6. Noise-Induced Phase Separation and Time-Reversal Symmetry Breaking

Persistent (correlated) noise can fundamentally alter phase diagrams and thermodynamic properties of scalar field theories:

Noise-induced phase separation (NIPS): In relaxational φ⁴ field theories driven by colored (persistent) noise with finite correlation time τ, the effective mean-field couplings are renormalized such that phase separation (ordering) arises in parameter regions that are disordered at equilibrium. A non-equilibrium critical line a_c(τ) determines the onset of phase separation, with critical exponents (Ising universality class) unaffected by noise (Paoluzzi et al., 2023).
Entropy production and irreversibility: Entropy production rate σ(x,t), quantifying time-reversal symmetry breaking, is sharply concentrated at interfaces between domains in the phase-separated state; the bulk remains close to reversible. Increasing τ raises the total entropy production, with a linear increase deeper into coexistence.
Active field theory analogy: The mechanism for NIPS parallels motility-induced phase separation in active particles, but here is driven purely by persistent noise without explicit non-equilibrium currents.
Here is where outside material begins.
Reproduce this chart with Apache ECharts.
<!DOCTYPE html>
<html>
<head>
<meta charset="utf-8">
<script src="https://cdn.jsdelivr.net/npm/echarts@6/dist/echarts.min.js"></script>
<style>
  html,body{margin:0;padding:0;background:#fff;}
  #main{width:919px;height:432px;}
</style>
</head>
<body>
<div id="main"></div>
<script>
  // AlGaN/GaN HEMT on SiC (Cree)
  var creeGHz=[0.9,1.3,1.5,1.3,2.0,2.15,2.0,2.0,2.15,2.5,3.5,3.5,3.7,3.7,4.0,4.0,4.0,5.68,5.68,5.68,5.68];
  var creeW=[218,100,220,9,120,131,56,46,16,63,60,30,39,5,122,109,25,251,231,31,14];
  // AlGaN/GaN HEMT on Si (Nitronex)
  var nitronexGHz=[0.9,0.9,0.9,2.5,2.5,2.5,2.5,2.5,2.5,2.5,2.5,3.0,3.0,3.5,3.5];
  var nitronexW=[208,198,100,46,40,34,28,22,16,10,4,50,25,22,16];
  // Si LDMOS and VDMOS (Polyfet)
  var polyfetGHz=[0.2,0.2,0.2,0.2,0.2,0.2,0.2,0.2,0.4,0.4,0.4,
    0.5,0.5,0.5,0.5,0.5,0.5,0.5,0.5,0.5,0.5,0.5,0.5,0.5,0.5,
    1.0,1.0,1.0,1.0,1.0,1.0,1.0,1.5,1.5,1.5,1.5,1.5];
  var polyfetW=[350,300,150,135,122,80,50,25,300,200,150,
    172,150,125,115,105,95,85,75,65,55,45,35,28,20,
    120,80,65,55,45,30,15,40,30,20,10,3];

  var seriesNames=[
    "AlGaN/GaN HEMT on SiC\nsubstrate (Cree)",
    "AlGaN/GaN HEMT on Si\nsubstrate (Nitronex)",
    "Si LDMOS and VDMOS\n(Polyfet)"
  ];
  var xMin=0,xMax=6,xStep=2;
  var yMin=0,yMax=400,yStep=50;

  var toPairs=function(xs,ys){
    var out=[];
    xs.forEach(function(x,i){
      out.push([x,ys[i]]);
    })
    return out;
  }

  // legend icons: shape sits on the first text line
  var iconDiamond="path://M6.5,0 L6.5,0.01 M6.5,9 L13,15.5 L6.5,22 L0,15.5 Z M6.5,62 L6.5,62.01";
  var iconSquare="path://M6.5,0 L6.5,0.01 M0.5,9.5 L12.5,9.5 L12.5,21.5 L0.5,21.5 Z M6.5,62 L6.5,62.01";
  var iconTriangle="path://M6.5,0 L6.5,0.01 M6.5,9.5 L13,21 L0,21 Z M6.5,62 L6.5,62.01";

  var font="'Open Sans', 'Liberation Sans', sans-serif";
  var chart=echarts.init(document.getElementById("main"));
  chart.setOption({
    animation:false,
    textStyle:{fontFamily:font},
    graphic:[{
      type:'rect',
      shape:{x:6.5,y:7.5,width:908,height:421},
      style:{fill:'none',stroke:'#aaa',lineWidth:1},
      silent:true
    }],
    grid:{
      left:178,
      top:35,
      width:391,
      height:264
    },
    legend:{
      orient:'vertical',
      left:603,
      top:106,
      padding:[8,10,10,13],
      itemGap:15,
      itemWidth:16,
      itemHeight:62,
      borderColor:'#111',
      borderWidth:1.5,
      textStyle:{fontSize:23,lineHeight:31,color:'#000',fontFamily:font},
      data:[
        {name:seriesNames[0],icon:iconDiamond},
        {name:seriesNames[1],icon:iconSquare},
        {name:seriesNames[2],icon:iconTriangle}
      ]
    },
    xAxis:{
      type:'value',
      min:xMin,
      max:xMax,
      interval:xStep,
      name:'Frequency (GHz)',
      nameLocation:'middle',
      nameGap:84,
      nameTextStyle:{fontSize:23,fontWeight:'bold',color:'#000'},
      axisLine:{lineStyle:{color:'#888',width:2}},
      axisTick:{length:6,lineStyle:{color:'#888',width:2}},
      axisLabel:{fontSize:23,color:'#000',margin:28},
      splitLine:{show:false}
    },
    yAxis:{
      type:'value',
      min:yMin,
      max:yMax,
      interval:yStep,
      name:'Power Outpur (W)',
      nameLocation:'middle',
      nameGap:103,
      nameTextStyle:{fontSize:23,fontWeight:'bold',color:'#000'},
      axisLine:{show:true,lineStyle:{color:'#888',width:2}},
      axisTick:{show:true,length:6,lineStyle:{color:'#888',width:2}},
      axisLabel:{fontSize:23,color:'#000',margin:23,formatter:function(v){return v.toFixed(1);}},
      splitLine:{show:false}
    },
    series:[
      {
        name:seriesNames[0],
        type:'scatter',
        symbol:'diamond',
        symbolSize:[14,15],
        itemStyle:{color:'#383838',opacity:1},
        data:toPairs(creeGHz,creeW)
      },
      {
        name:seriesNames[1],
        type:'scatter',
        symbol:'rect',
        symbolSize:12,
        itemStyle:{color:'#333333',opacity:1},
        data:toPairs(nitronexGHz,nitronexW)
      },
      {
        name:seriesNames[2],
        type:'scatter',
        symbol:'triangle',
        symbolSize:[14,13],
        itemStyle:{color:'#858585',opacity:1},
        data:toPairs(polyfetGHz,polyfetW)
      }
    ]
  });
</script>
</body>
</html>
7. Broader Significance and Applications

Noise-induced phase transitions provide a unifying framework for understanding pattern formation, criticality, and order in diverse systems where noise is intrinsic or externally controlled. Their relevance extends to climate and population dynamics (noise-driven extinction or outbreak), neural activity and brain rhythms (noise-induced oscillations, avalanches), quantum information (stabilizer codes and entanglement protection), synchronization phenomena, and active matter.

A key unifying insight is that noise—far from being a mere disordering effect—can act as a constructive agent that induces, shifts, or rounds transitions, and dynamically sculpts phase diagrams, scaling laws, and spatiotemporal patterns. The interplay between noise type (additive/multiplicative, white/colored, classical/quantum), microscopic dynamics, and system size gives rise to an intricate taxonomy of critical phenomena beyond the equilibrium paradigm.